Eğer rehberler Çanakkale''yi anlatacak milli şuura sahip değillerse, o zaman Anıtkabir''i de anlatmasınlar. Orayı da park bekçileri gezdirsin. Hatta sarayları, savaş alanlarını anlatacak milli şuura sahip gönüllüler yetiştirelim.

‘Çanakkale turistik alan değildir’ deyip çekilemezsiniz. Geçtiğimiz yılın Eylül ayında, ''alan kılavuzluğu''nun 1618 Sayılı Seyahat Acenteleri Kanunu''na da aykırı olduğu, Çanakkale''de ''Türkçe'' kılavuzluk yapacakların suç işleyecekleri gerekçesiyle bu kursların kaldırılması için üç ayrı dava açtık. Davalarımız hâlâ sürüyor...

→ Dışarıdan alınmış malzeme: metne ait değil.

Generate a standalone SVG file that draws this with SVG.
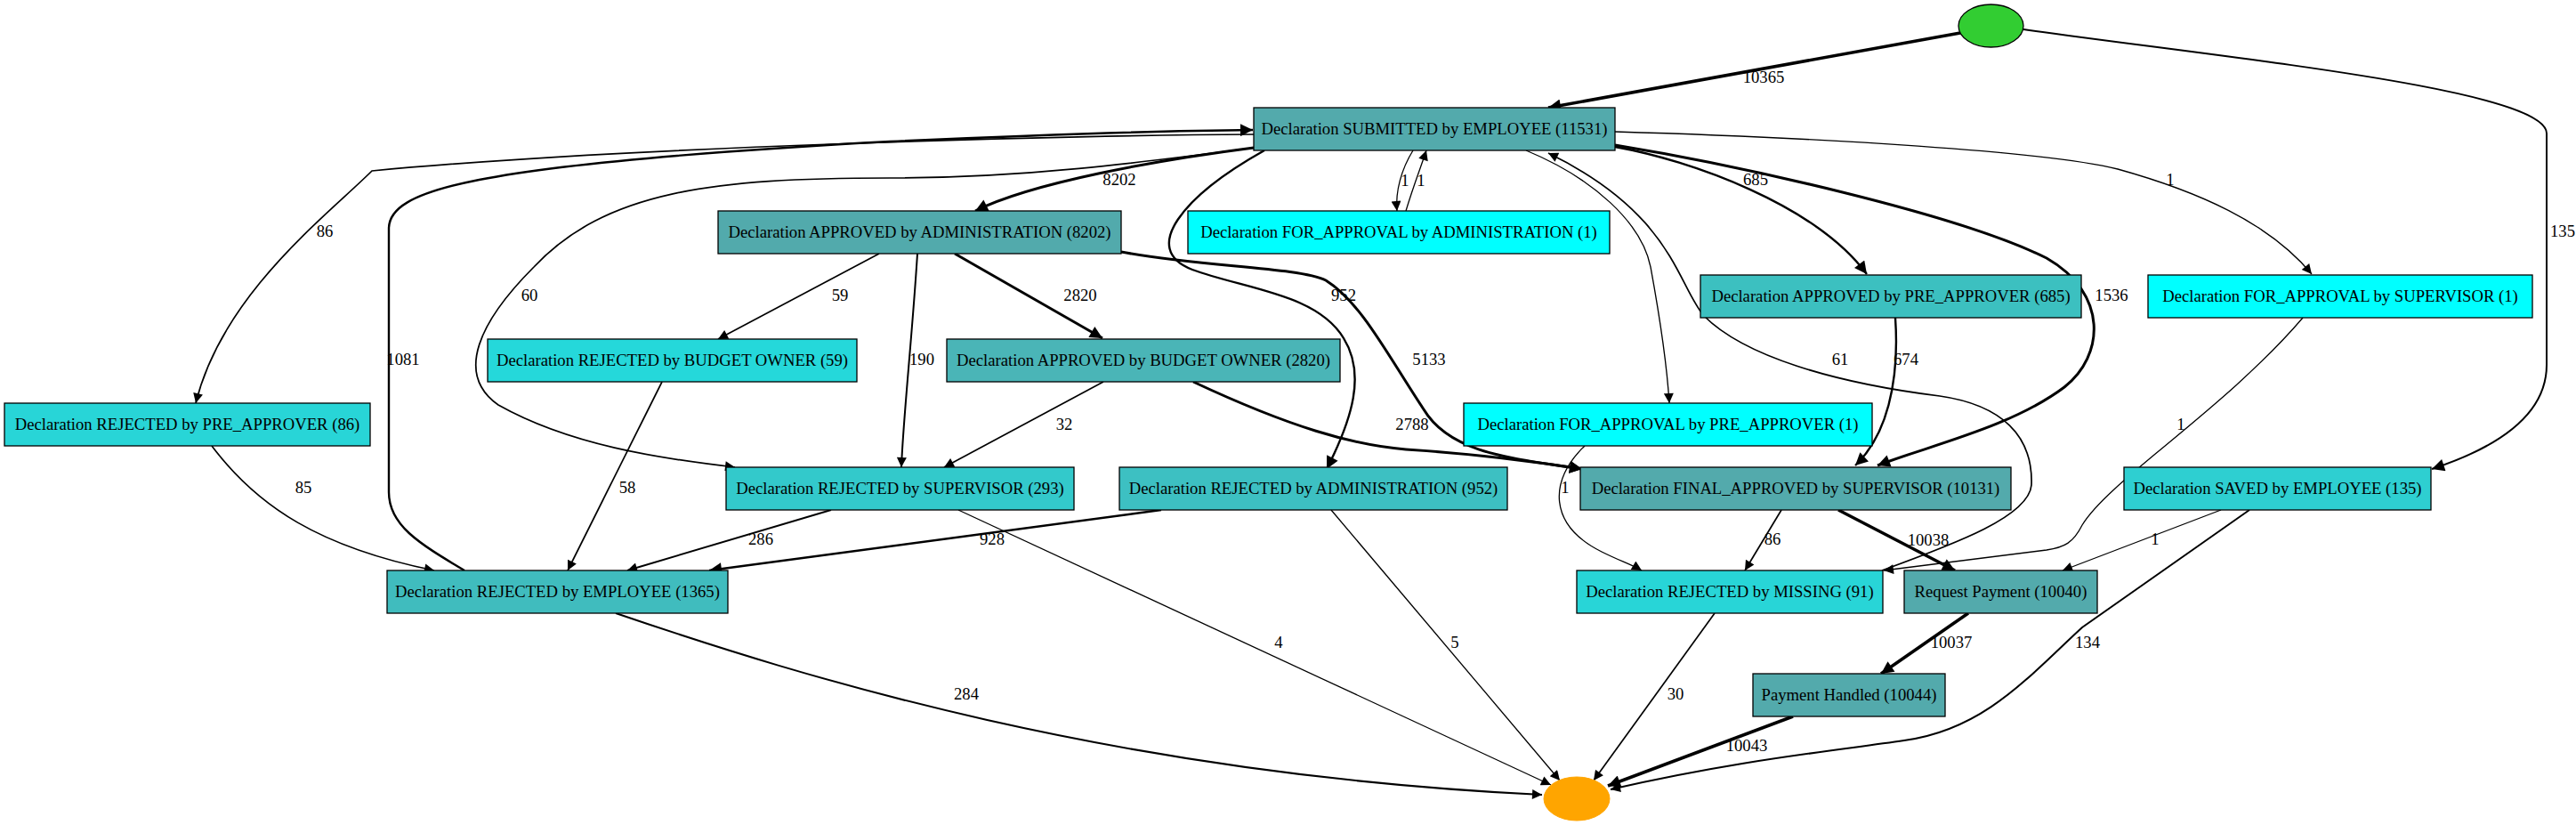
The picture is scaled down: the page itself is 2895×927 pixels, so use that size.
<svg xmlns="http://www.w3.org/2000/svg" width="2895" height="927" viewBox="0 0 2895 927">
<defs>
<style>
.n rect{stroke:#000;stroke-width:1.3}
.n text{font-family:"Liberation Serif","Times New Roman",serif;font-size:18.67px;text-anchor:middle;fill:#000}
.e path{fill:none;stroke:#000}
.lb text{font-family:"Liberation Serif","Times New Roman",serif;font-size:18.67px;text-anchor:middle;fill:#000}
.w1{stroke-width:1.3}
.w2{stroke-width:1.7}
.w3{stroke-width:2}
.w4{stroke-width:2.4}
.w5{stroke-width:3}
.w6{stroke-width:3.6}
.t{marker-end:url(#a1)}
.T{marker-end:url(#a2)}
</style>
<marker id="a1" viewBox="0 0 10 10" refX="10" refY="5" markerWidth="15" markerHeight="11" markerUnits="userSpaceOnUse" orient="auto"><path d="M0,0 L10,5 L0,10 z" fill="#000"/></marker>
<marker id="a2" viewBox="0 0 10 10" refX="10" refY="5" markerWidth="19" markerHeight="14" markerUnits="userSpaceOnUse" orient="auto"><path d="M0,0 L10,5 L0,10 z" fill="#000"/></marker>
</defs>
<rect width="2895" height="927" fill="#fff"/>

<g id="edges" class="e">
<path class="w6 T" d="M2203,37 L1740,121"/>
<path class="w3 T" d="M2274,33 C2500,65 2862,100 2862,150 L2862,410 C2862,470 2800,505 2733,527"/>
<path class="w5 T" d="M1409,166 C1300,180 1160,205 1096,237"/>
<path class="w1 t" d="M1588,169 C1575,190 1568,215 1570,237"/>
<path class="w1 t" d="M1580,237 C1588,210 1596,190 1603,169"/>
<path class="w2 t" d="M1409,151 C1200,152 700,165 418,192 C370,240 250,330 220,453"/>
<path class="w4 T" d="M522,641 C470,610 437,590 437,553 L437,257 C437,215 520,185 1000,159 C1200,150 1300,147 1408,146"/>
<path class="w2 t" d="M1409,166 C1280,183 1150,200 1000,200 C800,200 680,215 600,300 C540,360 510,420 560,455 C640,500 740,515 826,525"/>
<path class="w4 T" d="M1421,169 C1330,220 1280,280 1340,303 C1400,325 1480,330 1510,380 C1535,420 1520,470 1491,527"/>
<path class="w5 T" d="M1260,283 C1350,300 1460,300 1490,315 C1530,340 1560,400 1600,460 C1630,510 1700,515 1778,527"/>
<path class="w5 T" d="M1341,429 C1450,480 1520,500 1580,505 C1660,510 1720,518 1778,527"/>
<path class="w1 t" d="M1715,169 C1790,200 1845,250 1855,300 C1866,360 1874,420 1876,453"/>
<path class="w2 t" d="M2115,641 C2200,610 2280,580 2283,545 C2285,490 2250,455 2180,445 C2060,430 1960,400 1915,355 C1885,320 1880,240 1740,172"/>
<path class="w4 T" d="M1815,165 C1900,180 2040,230 2098,308"/>
<path class="w5 T" d="M1815,163 C1950,185 2200,240 2300,290 C2370,330 2365,400 2320,435 C2260,480 2170,500 2110,523"/>
<path class="w1 t" d="M1815,148 C2050,155 2300,170 2380,190 C2470,215 2550,250 2598,308"/>
<path class="w2 t" d="M988,285 L807,381"/>
<path class="w3 t" d="M1031,285 C1025,380 1015,470 1013,525"/>
<path class="w5 T" d="M1073,285 L1239,380"/>
<path class="w2 t" d="M1240,429 L1061,525"/>
<path class="w2 t" d="M744,429 L638,641"/>
<path class="w2 t" d="M238,501 C290,570 360,615 488,641"/>
<path class="w3 t" d="M934,573 L705,641"/>
<path class="w4 T" d="M1305,573 L797,641"/>
<path class="w1 t" d="M1077,573 L1743,882"/>
<path class="w1 t" d="M1496,573 L1753,877"/>
<path class="w3 t" d="M692,689 C900,760 1250,870 1733,893"/>
<path class="w2 t" d="M1927,689 L1791,877"/>
<path class="w6 T" d="M2015,805 L1807,883"/>
<path class="w3 t" d="M2528,573 L2340,705 C2280,760 2230,820 2140,832 C2050,845 1950,855 1810,887"/>
<path class="w1 t" d="M2496,573 L2318,641"/>
<path class="w2 t" d="M2002,573 L1961,641"/>
<path class="w6 T" d="M2066,573 L2197,641"/>
<path class="w6 T" d="M2212,689 L2114,757"/>
<path class="w1 t" d="M1781,501 C1740,540 1740,590 1800,620 C1820,630 1835,635 1845,641"/>
<path class="w4 T" d="M2130,357 C2135,430 2120,490 2085,523"/>
<path class="w1 t" d="M2588,357 C2500,460 2370,540 2340,590 C2330,610 2320,615 2300,618 L2117,641"/>
</g>

<g id="edge-labels" class="lb">
<text x="1982" y="93">10365</text>
<text x="2880" y="266">135</text>
<text x="1258" y="208">8202</text>
<text x="1579" y="209">1</text>
<text x="1597" y="209">1</text>
<text x="1973" y="208">685</text>
<text x="2439" y="208">1</text>
<text x="2373" y="338">1536</text>
<text x="365" y="266">86</text>
<text x="595" y="338">60</text>
<text x="1510" y="338">952</text>
<text x="453" y="410">1081</text>
<text x="944" y="338">59</text>
<text x="1036" y="410">190</text>
<text x="1214" y="338">2820</text>
<text x="1606" y="410">5133</text>
<text x="1196" y="483">32</text>
<text x="1587" y="483">2788</text>
<text x="2068" y="410">61</text>
<text x="2142" y="410">674</text>
<text x="1759" y="554">1</text>
<text x="2451" y="483">1</text>
<text x="341" y="554">85</text>
<text x="705" y="554">58</text>
<text x="855" y="612">286</text>
<text x="1115" y="612">928</text>
<text x="1992" y="612">86</text>
<text x="2167" y="613">10038</text>
<text x="2422" y="612">1</text>
<text x="1437" y="728">4</text>
<text x="1635" y="728">5</text>
<text x="1086" y="786">284</text>
<text x="1883" y="786">30</text>
<text x="2193" y="728">10037</text>
<text x="1963" y="844">10043</text>
<text x="2346" y="728">134</text>
</g>

<g id="start"><ellipse cx="2237.5" cy="29" rx="36.5" ry="24" fill="#32cd32" stroke="#000" stroke-width="1.3"/></g>
<g id="end"><ellipse cx="1772" cy="897.5" rx="37" ry="24.5" fill="#ffa500" stroke="#ffa500"/></g>

<g id="n_submitted" class="n"><rect x="1409" y="121" width="406" height="48" fill="#53aaac"/><text x="1612" y="151">Declaration SUBMITTED by EMPLOYEE (11531)</text></g>
<g id="n_appr_admin" class="n"><rect x="807" y="237" width="453" height="48" fill="#52aaac"/><text x="1033.5" y="267">Declaration APPROVED by ADMINISTRATION (8202)</text></g>
<g id="n_fa_admin" class="n"><rect x="1335" y="237" width="474" height="48" fill="#00ffff"/><text x="1572" y="267">Declaration FOR_APPROVAL by ADMINISTRATION (1)</text></g>
<g id="n_appr_pre" class="n"><rect x="1911" y="309" width="428" height="48" fill="#3cc0c0"/><text x="2125" y="339">Declaration APPROVED by PRE_APPROVER (685)</text></g>
<g id="n_fa_sup" class="n"><rect x="2414" y="309" width="432" height="48" fill="#00ffff"/><text x="2630" y="339">Declaration FOR_APPROVAL by SUPERVISOR (1)</text></g>
<g id="n_rej_pre" class="n"><rect x="5" y="453" width="411" height="48" fill="#28d5d7"/><text x="210.5" y="483">Declaration REJECTED by PRE_APPROVER (86)</text></g>
<g id="n_rej_budget" class="n"><rect x="548" y="381" width="415" height="48" fill="#25d8da"/><text x="755.5" y="411">Declaration REJECTED by BUDGET OWNER (59)</text></g>
<g id="n_appr_budget" class="n"><rect x="1064" y="381" width="442" height="48" fill="#4ab5b7"/><text x="1285" y="411">Declaration APPROVED by BUDGET OWNER (2820)</text></g>
<g id="n_fa_pre" class="n"><rect x="1645" y="453" width="459" height="48" fill="#00ffff"/><text x="1874.5" y="483">Declaration FOR_APPROVAL by PRE_APPROVER (1)</text></g>
<g id="n_rej_sup" class="n"><rect x="816" y="525" width="391" height="48" fill="#33c9cb"/><text x="1011.5" y="555">Declaration REJECTED by SUPERVISOR (293)</text></g>
<g id="n_rej_admin" class="n"><rect x="1258" y="525" width="436" height="48" fill="#3dc0c2"/><text x="1476" y="555">Declaration REJECTED by ADMINISTRATION (952)</text></g>
<g id="n_final" class="n"><rect x="1776" y="525" width="484" height="48" fill="#53aaac"/><text x="2018" y="555">Declaration FINAL_APPROVED by SUPERVISOR (10131)</text></g>
<g id="n_saved" class="n"><rect x="2387" y="525" width="345" height="48" fill="#2ecfd1"/><text x="2559.5" y="555">Declaration SAVED by EMPLOYEE (135)</text></g>
<g id="n_rej_emp" class="n"><rect x="435" y="641" width="383" height="48" fill="#40bcbe"/><text x="626.5" y="671">Declaration REJECTED by EMPLOYEE (1365)</text></g>
<g id="n_rej_missing" class="n"><rect x="1772" y="641" width="344" height="48" fill="#28d5d7"/><text x="1944" y="671">Declaration REJECTED by MISSING (91)</text></g>
<g id="n_request" class="n"><rect x="2140" y="641" width="217" height="48" fill="#53aaac"/><text x="2248.5" y="671">Request Payment (10040)</text></g>
<g id="n_handled" class="n"><rect x="1970" y="757" width="216" height="48" fill="#53aaac"/><text x="2078" y="787">Payment Handled (10044)</text></g>
</svg>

Türkiye’de 9 bin profesyonel turist rehberi olarak bizler, her yıl başka hiçbir meslek grubu ile karşılaştırılamayacak biçimde seminerle bilgilerimizi güncelliyoruz. Dileyen meslektaşlarımız Çanakkale Savaşı ile ilgili de konunun uzmanları tarafından verilen eğitimlere katılıp ‘savaş alanları’ konusunda uzmanlaşabiliyor. Tamamen hurafelerden uzak, bilimsel verilere dayalı eğitim alan profesyonel turist rehberleri, Çanakkale’yi en doğru şekilde anlatacak kişilerdir.

Kısaca Gelibolu Tarihi Milli Parkı;

*Ulusal bir görev yapan Türk turist rehberinin her turunda ulusal bilinci pekiştirdiği alandır.

*TUREB''in eğitimsel ve alansal çalışmalarında öncelikli bir alandır ve olmaya devam edecektir.

*Gerek taşıdığı anlam itibariyle, tanıtımı ve anlatımı mutlak suretle profesyonel turist rehberleri tarafından yapılmalıdır. Ayrıca, birçok yabancı ulusu da ilgilendiren bir konu olması, bu gerekliliği daha da pekiştirmektedir.

*Sadece savaşın cereyan ettiği bir alan değil, içinde barındırdığı eşsiz yaşantılar ve insan ilişkileri açısından kültürel bir mirastır. Bu kültürel mirasın işlenmesinde profesyonelce hareket etmek zorunludur.”

NEDEN SADECE GELİBOLU?
Çanakkale savaşlarının bir ulusun ayağa kalktığı, kendini kanıtladığı savaşların başında yer aldığını hatırlatan rehberler, şanlı Türk tarihinde Kurtuluş Savaşı alanlarının hemen hepsinin en az Çanakkale kadar önemli olduğunu savunuyor ve soruyor: “Neden Kurtuluş Savaşı’nın diğer cepheleri için de çalışma yapılmıyor? Buralar neden hak ettiği değeri ve ilgiliyi göremiyor?”